Five things we all can do today:

  1. Eat less meat
  2. Eat less food
  3. Be wary of soya beans (devastating land) and quinoa (disturbing food prices for villagers) and eat locally grown stuff
  4. Try #meatlessmonday to get started, one day off makes a huge difference
  5. Cater for vegan mates and be nice to them, even if they’re militant dicks. For many vegans, killing animals is genocide, farming them is slavery. You may not agree, but you can be sensitive

cramped sow



2 thoughts on “I AM NOT VEGAN

  1. I agree, it’s really hard to be a 100% vegan, especially if you sometimes eat outside or even go for a cup of coffee. I’m slowly transitioning from vegetarian to vegan, but as a student, it’s almost impossible, so I hope that in few years I’ll figure everything out. But I think that if you cut some meat, diary and eggs from your diet, you still do something good for the environment and yourself.

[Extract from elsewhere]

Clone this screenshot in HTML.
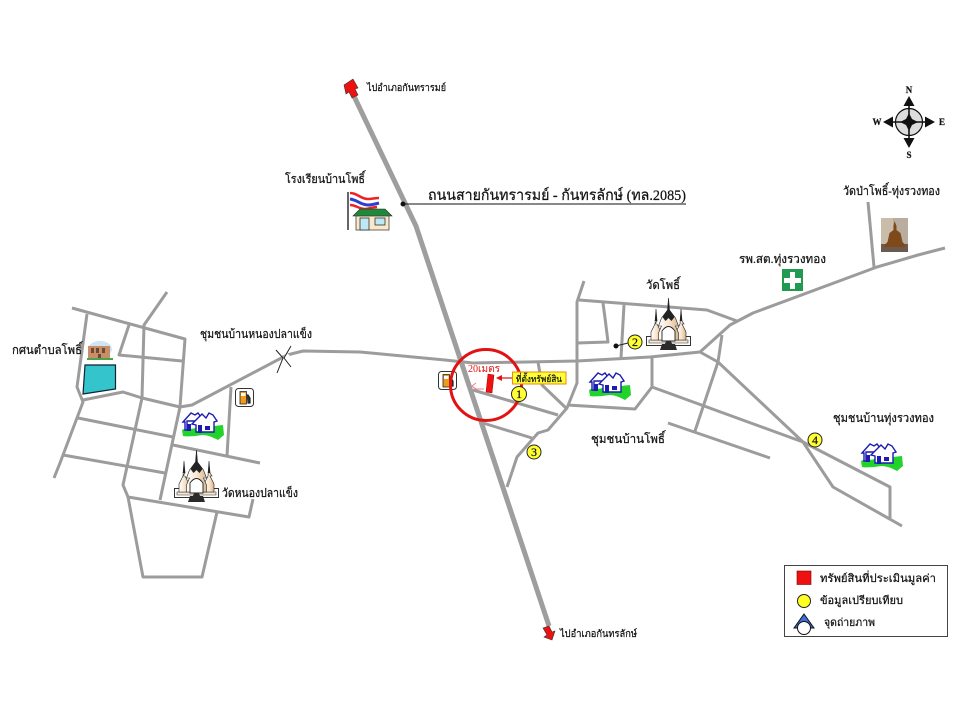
<!DOCTYPE html>
<html lang="th"><head><meta charset="utf-8"><title>แผนที่สังเขป</title>
<style>html,body{margin:0;padding:0;background:#fff}svg{display:block;filter:blur(.3px)}
text{font-family:"Liberation Serif","Noto Serif CJK SC","DejaVu Serif",serif;fill:#111;stroke:#111;stroke-width:.22}
.r{fill:none;stroke:#9c9c9c;stroke-width:3;stroke-linejoin:round;stroke-linecap:butt}
.n{fill:#ffff33;stroke:#222;stroke-width:1}
</style></head><body>
<svg width="960" height="720" viewBox="0 0 960 720" xmlns="http://www.w3.org/2000/svg">
<defs>
<linearGradient id="d" x1="0" y1="0" x2="1" y2="0"><stop offset="0" stop-color="#fff"/><stop offset=".55" stop-color="#f8e4cc"/><stop offset="1" stop-color="#d8b48e"/></linearGradient>
<symbol id="temple" viewBox="0 0 45 52" overflow="visible">
<rect x=".5" y="38.500" width="44" height="9" fill="#fff" stroke="#333" stroke-width="1"/>
<path d="M3 42h39v3H3z" fill="#f5e6d2" stroke="#333" stroke-width=".6"/>
<path d="M10 11l1 12-2 3h2l4 8v8H5v-8l4-8z" fill="url(#d)" stroke="#222" stroke-width=".6"/>
<path d="M35 11l1 12 2 3h-2l4 8v8h-10v-8l4-8z" fill="url(#d)" stroke="#222" stroke-width=".6"/>
<path d="M10 13l1.300 10H8.700zM35 13l1.300 10h-2.600z" fill="#222"/>
<path d="M22.500 0l1 12 6 8 3 8-3 0 3 7v7h-20v-7l3-7-3 0 3-8 6-8z" fill="url(#d)" stroke="#222" stroke-width=".6"/>
<path d="M22.500 0l1 12 5 7-3 4-3-3-3 3-3-4 5-7z" fill="#222"/>
<path d="M16 43V33q6.500-9 13 0v10z" fill="#fff" stroke="#222" stroke-width=".9"/>
<path d="M20 43h5l1 3h3l2 6H14l2-6h3z" fill="#2a2a2a"/>
</symbol>
<symbol id="house" viewBox="0 0 43 29" overflow="visible">
<path d="M1 19c4-3 9 0 13-2l28-3 1 10-6 5c-6-3-10-5-16-5-6 1-13 2-19 1z" fill="#22d32c"/>
<path d="M2 11L10 2l4 2 3-2 3 4 1 4H6v9H4v-8z" fill="#fff" stroke="#1c1cb0" stroke-width="1.400"/>
<path d="M6 13h4v7H6z" fill="#1c1cb0"/>
<path d="M11 13L21 3l4 4 3-5 4 2 4 6-3 1v10H15v-7z" fill="#fff" stroke="#1c1cb0" stroke-width="1.400"/>
<path d="M17 14h4v8h-4zM24 15h5v4h-5z" fill="#1c1cb0"/>
</symbol>
<symbol id="gas" viewBox="0 0 19 19" overflow="visible">
<rect x=".5" y=".5" width="18" height="18" rx="3" fill="#fff" stroke="#333" stroke-width="1"/>
<path d="M5 3.500h6.500V16H5z" fill="#f09a1a" stroke="#222" stroke-width=".8"/>
<rect x="6" y="5" width="4.500" height="3" fill="#fff"/>
<path d="M11.500 7h1.500l2 3v5h-2.500" fill="#333" stroke="#222" stroke-width="1.200"/>
</symbol>
</defs>

<!-- main highway -->
<path d="M352 92L416 226L549 626" fill="none" stroke="#9e9e9e" stroke-width="5"/>

<!-- west network -->
<g class="r">
<path d="M72 308L185 339L180 407"/>
<path d="M87 314L77 387L83 402L60 463L54 478"/>
<path d="M167 292L144 325L142 398L123 485L128 497L143 577L202 577L217 512"/>
<path d="M129 325L119 355L182 361"/>
<path d="M83 400L123 392L142 398L180 407L192 405L287 355L303 351L360 352L445 360L473 363L577 361L650 357L700 352L730 325L753 313L877 267L918 255L945 248"/>
<path d="M78 418L173 437"/>
<path d="M63 455L165 473"/>
<path d="M180 407L160 500"/>
<path d="M128 497L249 517L253 499"/>
<path d="M173 445L260 463"/>
<path d="M231 387L227 456"/>
<!-- centre -->
<path d="M584 281L577 302L577 383L567 408L548 430L538 433L517 457L507 487"/>
<path d="M538 362L542 385L566 408"/>
<path d="M473 390L558 415"/>
<path d="M483 423L532 438"/>
<path d="M567 405L635 409L652 387L652 357"/>
<!-- east -->
<path d="M579 300L707 310L737 321"/>
<path d="M603 303L605 318L608 342L577 343"/>
<path d="M624 305L621 358"/>
<path d="M652 387L803 442L890 487L890 518"/>
<path d="M700 352L718 362L803 442L833 487L902 526"/>
<path d="M722 335L718 362L695 431"/>
<path d="M668 423L770 458"/>
<path d="M868 202L874 267"/>
</g>

<!-- road break -->
<path d="M282 363L288 354" fill="none" stroke="#fff" stroke-width="4"/>
<path d="M291 346L284 358L291 367M276 350L283 358L277 373" fill="none" stroke="#222" stroke-width="1"/>

<!-- road end arrows -->
<path d="M344 85L353 79L358 88L355 89L358 95L352 98L349 92L346 94z" fill="#ee1111" stroke="#333" stroke-width=".6"/>
<path d="M543 628L549 626L552 632L555 631L552 640L544 637L547 635z" fill="#ee1111" stroke="#333" stroke-width=".6"/>

<!-- nongkran / teal plot -->
<path d="M85 365H115.500V389L83 394z" fill="#33c4cc" stroke="#123" stroke-width="1.200"/>
<g>
<ellipse cx="100" cy="349" rx="12" ry="8" fill="#cfe4f5"/>
<path d="M88 346h22v12H88z" fill="#c98d68"/>
<path d="M91 348h3v5h-3zM96 348h3v5h-3zM102 348h3v5h-3zM98 354h3v4h-3z" fill="#6b4a36"/>
<path d="M87 358h26v2H87z" fill="#4aa54a"/>
</g>

<!-- icons -->
<use href="#temple" x="174" y="450" width="45" height="52"/>
<use href="#temple" x="646" y="298" width="45" height="52"/>
<use href="#house" x="181" y="411" width="43" height="29"/>
<use href="#house" x="588" y="371" width="43" height="29"/>
<use href="#house" x="860" y="442" width="43" height="29"/>
<use href="#gas" x="235" y="388" width="19" height="19"/>
<use href="#gas" x="438" y="371" width="19" height="19"/>

<!-- hospital -->
<rect x="782" y="269" width="21" height="22" fill="#1f9a50"/>
<path d="M790 272h5v6h6v5h-6v6h-5v-6h-6v-5h6z" fill="#fff"/>

<!-- Buddha -->
<rect x="881" y="218" width="27" height="34" fill="#b9ad9f"/>
<rect x="881" y="218" width="12" height="26" fill="#c9bdaa"/>
<rect x="881" y="244" width="27" height="8" fill="#6a5a50"/>
<path d="M894.500 221l2 5v4l4 3 2 9 3 3v2h-21v-2l3-3 2-9 4-3v-4z" fill="#7e4a1c"/>

<!-- school -->
<path d="M348 192v38" stroke="#666" stroke-width="2"/>
<path d="M350 193c8 0 10 6 18 6 4 0 7-1 11-1" fill="none" stroke="#ee2222" stroke-width="2.500"/>
<path d="M350 199c8 1 10 6 18 6 4 0 7-1 11-2" fill="none" stroke="#2b3fd0" stroke-width="3"/>
<path d="M350 205c6 0 9 4 15 4 4 0 8-2 12-2" fill="none" stroke="#ee2222" stroke-width="2.500"/>
<path d="M353 216l7-7h25l7 7z" fill="#1d8a3a" stroke="#222" stroke-width=".6"/>
<rect x="356" y="216" width="33" height="14" fill="#fbe8c8" stroke="#444" stroke-width=".8"/>
<rect x="360" y="218" width="9" height="12" fill="#bfe8f6" stroke="#333" stroke-width=".8"/>
<rect x="375" y="218" width="10" height="7" fill="#bfe8f6" stroke="#333" stroke-width=".8"/>

<!-- subject -->
<circle cx="486" cy="385" r="35.500" fill="none" stroke="#e21212" stroke-width="3"/>
<path d="M488 374L494 375L492 393L486 392z" fill="#ee1111" stroke="#a00" stroke-width=".5"/>
<rect x="512.500" y="372" width="53.500" height="12" fill="#ffff33" stroke="#e88a10" stroke-width="1"/>
<path d="M512 378H501" stroke="#e21212" stroke-width="1.200"/>
<path d="M496 378l6-3v6z" fill="#e21212"/>
<path d="M476 383l-4 3 4 3M480 389l4 0M475 389h5" fill="none" stroke="#f08080" stroke-width="1"/>

<!-- numbered points -->
<circle class="n" cx="519" cy="394" r="7.500"/>
<circle class="n" cx="534" cy="452" r="7"/>
<circle class="n" cx="815" cy="440" r="7"/>
<path d="M616 346L628 343" stroke="#222" stroke-width="1"/>
<circle cx="616" cy="346" r="2.500" fill="#111"/>
<circle class="n" cx="635" cy="342" r="7"/>
<g font-size="12" text-anchor="middle">
<text x="519" y="398">1</text><text x="534" y="456">3</text><text x="815" y="444">4</text><text x="635" y="346">2</text>
</g>

<!-- compass -->
<circle cx="909" cy="122" r="13.500" fill="#ddd" stroke="#111" stroke-width="1.200"/>
<path d="M909 96l5.500 10h-4.700v32h4.700l-5.500 10-5.500-10h4.700v-32h-4.700zM883 122l10-5.500v4.700h32v-4.700l10 5.500-10 5.500v-4.700h-32v4.700z" fill="#111"/>
<path d="M909 113l3 6 6 3-6 3-3 6-3-6-6-3 6-3z" fill="#111"/>
<g font-size="9" text-anchor="middle" font-weight="bold">
<text x="909" y="93">N</text><text x="909" y="158">S</text><text x="877" y="125">W</text><text x="942" y="125">E</text>
</g>

<!-- road label -->
<path d="M403 204H686" stroke="#111" stroke-width="1"/>
<circle cx="403" cy="204" r="2.500" fill="#111"/>

<!-- legend -->
<rect x="784.500" y="565.500" width="163" height="71" fill="#fff" stroke="#444" stroke-width="1"/>
<rect x="797" y="571" width="14" height="13.500" fill="#ee1111" stroke="#700" stroke-width=".6"/>
<circle cx="804" cy="601" r="6.500" fill="#ffff22" stroke="#222" stroke-width="1"/>
<path d="M804 614l10 14h-20z" fill="#3a6fd8" stroke="#111" stroke-width="1"/>
<circle cx="804" cy="628" r="6.500" fill="#fff" stroke="#111" stroke-width="1"/>

<!-- text -->
<text x="428" y="200" font-size="15" textLength="258" lengthAdjust="spacingAndGlyphs">ถนนสายกันทรารมย์ - กันทรลักษ์ (ทล.2085)</text>
<text x="367" y="91" font-size="10" textLength="79" lengthAdjust="spacingAndGlyphs">ไปอำเภอกันทรารมย์</text>
<text x="560" y="637" font-size="10" textLength="77" lengthAdjust="spacingAndGlyphs">ไปอำเภอกันทรลักษ์</text>
<text x="285" y="183" font-size="12" textLength="80" lengthAdjust="spacingAndGlyphs">โรงเรียนบ้านโพธิ์</text>
<text x="200" y="338" font-size="12" textLength="112" lengthAdjust="spacingAndGlyphs">ชุมชนบ้านหนองปลาแข็ง</text>
<text x="12" y="354" font-size="12" textLength="70" lengthAdjust="spacingAndGlyphs">กศนตำบลโพธิ์</text>
<text x="222" y="497" font-size="12" textLength="76" lengthAdjust="spacingAndGlyphs">วัดหนองปลาแข็ง</text>
<text x="646" y="289" font-size="12" textLength="34" lengthAdjust="spacingAndGlyphs">วัดโพธิ์</text>
<text x="739" y="263" font-size="12" textLength="87" lengthAdjust="spacingAndGlyphs">รพ.สต.ทุ่งรวงทอง</text>
<text x="843" y="195" font-size="12" textLength="97" lengthAdjust="spacingAndGlyphs">วัดป่าโพธิ์-ทุ่งรวงทอง</text>
<text x="833" y="422" font-size="12" textLength="101" lengthAdjust="spacingAndGlyphs">ชุมชนบ้านทุ่งรวงทอง</text>
<text x="591" y="443" font-size="12" textLength="74" lengthAdjust="spacingAndGlyphs">ชุมชนบ้านโพธิ์</text>
<text x="468" y="372" font-size="10" style="fill:#e21212;stroke:none" textLength="32" lengthAdjust="spacingAndGlyphs">20เมตร</text>
<text x="516" y="382" font-size="9" textLength="46" lengthAdjust="spacingAndGlyphs">ที่ตั้งทรัพย์สิน</text>
<text x="820" y="582" font-size="11" textLength="116" lengthAdjust="spacingAndGlyphs">ทรัพย์สินที่ประเมินมูลค่า</text>
<text x="820" y="604" font-size="11" textLength="83" lengthAdjust="spacingAndGlyphs">ข้อมูลเปรียบเทียบ</text>
<text x="824" y="626" font-size="11" textLength="51" lengthAdjust="spacingAndGlyphs">จุดถ่ายภาพ</text>
</svg>
</body></html>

  2. You’ll figure it out. It is really interesting how much effort it takes to be conscious of what I eat. It is even more interesting how little I had thought about what I put in my body and what life that body had before it went in mine. Good luck with the transition. I recently ordered the vegetarian burger and it was covered in three kinds of cheese. If you want to be vegan eating out, you need to be explicit with staff. Something I’m not accustomed to being in my character. I want to be this easy-going attractive flirt but the longer I reduce and cut, the more likely my body rejects the stuff anyway. I had massive heartburn after eating a piece of baked chicken so being more honest and upfront is going to have to become the norm. I also think you are right about reducing your consumption. It does make a huge difference over your life span.